(1) SEBI has amended the DIP Guidelines vide Circular dated 24th February 2009 (available on http://www.sebi.gov.in/circulars/2009/ dip342009.pdf). It may be recollected that the SEBI DIP Guidelines provide for various requirements in connection with issue of shares and other securities by listed companies and for other matters. Some of the recent amendments are minor or consequential to other amendments while some have far-reaching impact. The amendments have been made to tighten up the schedule relating to IPOs and incidental matters. Some important amendments are highlighted here but two of them — those relating to Share Warrants and those relating to lock-in — are discussed in detail.
(2) Listing of equity shares with differential rights as to dividends, voting or otherwise :
(a) Equity shares with differential rights as to dividends, voting, etc. are emerging instruments being tested in India. These are available globally. As they tend to protect and favour the Promoters/Founders, they are also criticised.

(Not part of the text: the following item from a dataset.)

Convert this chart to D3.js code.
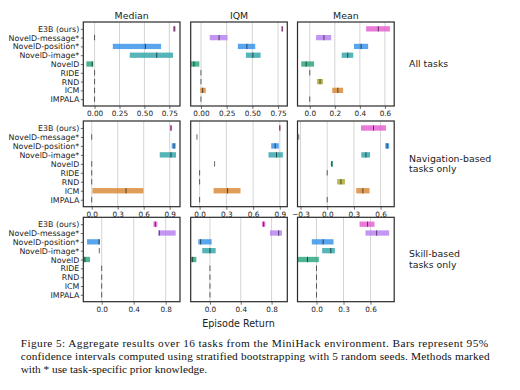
<!DOCTYPE html>
<html>
<head>
<meta charset="utf-8">
<script src="https://cdn.jsdelivr.net/npm/d3@7"></script>
<style>
  body { margin: 0; background: #fff; }
  svg { display: block; }
  text { font-family: "DejaVu Sans", sans-serif; fill: #222; }
  .caption { font-family: "Liberation Serif", "Times New Roman", serif; fill: #111; }
</style>
</head>
<body>
<script>
const methods = ['E3B (ours)', 'NovelD-message*', 'NovelD-position*', 'NovelD-image*', 'NovelD', 'RIDE', 'RND', 'ICM', 'IMPALA']
const colors = ['#e559d0', '#b57cf0', '#2f8fe8', '#2aa3a8', '#23a07a', '#4f6fc8', '#a8a52a', '#d8842e', '#888888']
const metrics = ['Median', 'IQM', 'Mean']
const groups = [['All tasks'], ['Navigation-based', 'tasks only'], ['Skill-based', 'tasks only']]

// [lower, point, upper] per method, in the order of `methods`
const allMedian = [[0.787, 0.80, 0.813], [0, 0, 0], [0.183, 0.51, 0.667], [0.353, 0.623, 0.787], [-0.083, -0.023, -0.013], [0, 0, 0], [0, 0, 0], [0, 0, 0], [0, 0, 0]]
const allIqm = [[0.783, 0.79, 0.80], [0.085, 0.176, 0.258], [0.359, 0.447, 0.528], [0.437, 0.505, 0.58], [-0.098, -0.068, -0.016], [0, 0, 0], [0, 0, 0], [-0.007, 0.016, 0.046], [0, 0, 0]]
const allMean = [[0.45, 0.547, 0.64], [0.05, 0.113, 0.171], [0.353, 0.41, 0.466], [0.255, 0.303, 0.347], [-0.068, -0.029, 0.034], [0, 0, 0], [0.058, 0.082, 0.105], [0.179, 0.224, 0.266], [0, 0, 0]]

const navMedian = [[0.904, 0.915, 0.927], [0, 0, 0], [0.923, 0.95, 0.969], [0.785, 0.915, 0.973], [0, 0, 0], [0, 0, 0], [0, 0, 0], [0.008, 0.396, 0.596], [0, 0, 0]]
const navIqm = [[0.892, 0.90, 0.907], [-0.03, -0.03, -0.03], [0.803, 0.848, 0.889], [0.773, 0.863, 0.934], [0.168, 0.168, 0.168], [0, 0, 0], [0, 0, 0], [0.157, 0.314, 0.459], [0, 0, 0]]
const navMean = [[0.38, 0.52, 0.66], [-0.32, -0.32, -0.32], [0.652, 0.674, 0.697], [0.383, 0.435, 0.482], [0.041, 0.052, 0.064], [0, 0, 0], [0.112, 0.154, 0.199], [0.326, 0.401, 0.476], [0, 0, 0]]

const skillMedian = [[0.646, 0.671, 0.696], [0.708, 0.72, 0.925], [-0.183, -0.033, -0.021], [-0.03, -0.03, -0.03], [-0.225, -0.21, -0.146], [0, 0, 0], [0, 0, 0], [0, 0, 0], [0, 0, 0]]
const skillIqm = [[0.675, 0.697, 0.719], [0.779, 0.892, 0.935], [-0.152, -0.121, 0.022], [-0.1, 0.0, 0.074], [-0.251, -0.225, -0.177], [0, 0, 0], [0, 0, 0], [0, 0, 0], [0, 0, 0]]
const skillMean = [[0.478, 0.567, 0.644], [0.544, 0.668, 0.807], [-0.052, 0.074, 0.189], [0.063, 0.159, 0.204], [-0.207, -0.1, 0.026], [0, 0, 0], [0, 0, 0], [0, 0, 0], [0, 0, 0]]

const panelData = [[allMedian, allIqm, allMean], [navMedian, navIqm, navMean], [skillMedian, skillIqm, skillMean]]

// axis limits and ticks
const xLimits = [
  [[-0.113, 0.857], [-0.10, 0.84], [-0.098, 0.674]],
  [[-0.097, 1.019], [-0.10, 0.984], [-0.334, 0.753]],
  [[-0.23, 0.979], [-0.25, 1.004], [-0.211, 0.863]]
]
const xTicks = [
  [[0, 0.25, 0.5, 0.75], [0, 0.25, 0.5, 0.75], [0, 0.2, 0.4, 0.6]],
  [[0, 0.3, 0.6, 0.9], [0, 0.3, 0.6, 0.9], [-0.3, 0, 0.3, 0.6]],
  [[0, 0.4, 0.8], [0, 0.4, 0.8], [0, 0.3, 0.6]]
]
const tickFormats = [['.2f', '.2f', '.1f'], ['.1f', '.1f', '.1f'], ['.1f', '.1f', '.1f']]

const config = {
  width: 520,
  height: 390,
  cols: [[83.3, 180], [190.7, 287.3], [297.5, 394.2]],
  rows: [[22, 106], [121, 206.7], [217.3, 301.7]],
  barHeight: 0.6
}

const svg = d3.select('body').append('svg')
  .attr('width', config.width)
  .attr('height', config.height)

const fmtTick = f => {
  const base = d3.format(f)
  return v => base(v).replace('-', '\u2212')
}

panelData.forEach((rowData, r) => {
  const [top, bottom] = config.rows[r]
  const y = d3.scaleLinear().domain([-0.78, methods.length - 0.22]).range([top, bottom])
  const step = y(1) - y(0)

  rowData.forEach((data, c) => {
    const [left, right] = config.cols[c]
    const x = d3.scaleLinear().domain(xLimits[r][c]).range([left, right])
    const g = svg.append('g')

    // grid
    g.selectAll('.grid').data(xTicks[r][c]).enter().append('line')
      .attr('x1', d => x(d)).attr('x2', d => x(d))
      .attr('y1', top).attr('y2', bottom)
      .attr('stroke', '#cfcfcf').attr('stroke-width', 0.9)

    // interval bars
    g.selectAll('.bar').data(data).enter().append('rect')
      .attr('x', d => x(d[0]))
      .attr('width', d => x(d[2]) - x(d[0]))
      .attr('y', (d, i) => y(i) - step * config.barHeight / 2)
      .attr('height', step * config.barHeight)
      .attr('fill', (d, i) => colors[i])
      .attr('fill-opacity', 0.8)

    // point estimates
    g.selectAll('.pt').data(data).enter().append('line')
      .attr('x1', d => x(d[1])).attr('x2', d => x(d[1]))
      .attr('y1', (d, i) => y(i) - step * config.barHeight / 2)
      .attr('y2', (d, i) => y(i) + step * config.barHeight / 2)
      .attr('stroke', '#000').attr('stroke-opacity', 0.6).attr('stroke-width', 1)

    // x axis
    const xAxis = g.append('g')
      .attr('transform', `translate(0,${bottom})`)
      .call(d3.axisBottom(x).tickValues(xTicks[r][c]).tickFormat(fmtTick(tickFormats[r][c])).tickSize(3).tickPadding(2))
    xAxis.select('.domain').remove()
    xAxis.selectAll('text').style('font-size', '7.3px').attr('fill', '#222')
    xAxis.selectAll('line').attr('stroke', '#333').attr('stroke-width', 0.7)

    // y axis labels on first column only
    if (c === 0) {
      const yAxis = g.append('g')
        .attr('transform', `translate(${left},0)`)
        .call(d3.axisLeft(y).tickValues(d3.range(methods.length)).tickFormat(i => methods[i]).tickSize(2.5).tickPadding(1.5))
      yAxis.select('.domain').remove()
      yAxis.selectAll('text').style('font-size', '7.9px').attr('fill', '#222')
      yAxis.selectAll('line').attr('stroke', '#333').attr('stroke-width', 0.7)
    }

    // frame
    g.append('rect')
      .attr('x', left).attr('y', top)
      .attr('width', right - left).attr('height', bottom - top)
      .attr('fill', 'none').attr('stroke', '#2a2a2a').attr('stroke-width', 1.2)

    if (r === 0) {
      svg.append('text')
        .attr('x', (left + right) / 2).attr('y', 19)
        .attr('text-anchor', 'middle')
        .style('font-size', '9.4px')
        .text(metrics[c])
    }
  })

  // group label on the right
  const lines = groups[r]
  const mid = (top + bottom) / 2
  const label = svg.append('text')
    .attr('x', 409)
    .style('font-size', '9.4px')
  lines.forEach((t, k) => {
    label.append('tspan')
      .attr('x', 409)
      .attr('y', mid + 3.2 + (k - (lines.length - 1) / 2) * 10.8)
      .text(t)
  })
})

svg.append('text')
  .attr('x', 238.5).attr('y', 326.5)
  .attr('text-anchor', 'middle')
  .style('font-size', '9.6px')
  .text('Episode Return')

const caption = [
  'Figure 5: Aggregate results over 16 tasks from the MiniHack environment. Bars represent 95%',
  'confidence intervals computed using stratified bootstrapping with 5 random seeds. Methods marked',
  'with * use task-specific prior knowledge.'
]
caption.forEach((t, k) => {
  const txt = svg.append('text')
    .attr('class', 'caption')
    .attr('x', 20.7)
    .attr('y', 346.5 + k * 13.2)
    .style('font-size', '11.3px')
    .text(t)
  if (k < 2) txt.attr('textLength', k === 0 ? 467.5 : 469).attr('lengthAdjust', 'spacing')
})
</script>
</body>
</html>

However, many investors are happy with diluted voting rights if there are other sweeteners involved and hence such shares are often accepted as investments. The alternative is issuing shares with higher voting rights (but with lesser other rights) to the Promoters. It is also found in the West that even such a situation is acceptable. In India, amendments to the law permitting issue of such shares were made a decade back, but because of procedural hurdles and other reasons, these shares were not common in listed companies though recently some companies did experiment with such issues. SEBI has now made an amendment in the Guidelines to clarify some issues.
(b) By an amendment, conditions for listing of such equity shares that are issued otherwise than by making an IPO have been laid down. Important substantive conditions are that such shares should be issued by way of rights/bonus to all existing shareholders and the Company should be compliant of minimum public shareholding norms for its equity shares already listed and also for the fresh issue.
(3) Listing of warrants offered along with NCDs under Chapter XIII-A (Qualified Institutions Placements) :
(a) Such warrants can now be considered for listing if there is a combined issue of NCDs/warrants and Chapter XIII-A is fully complied with for such issue.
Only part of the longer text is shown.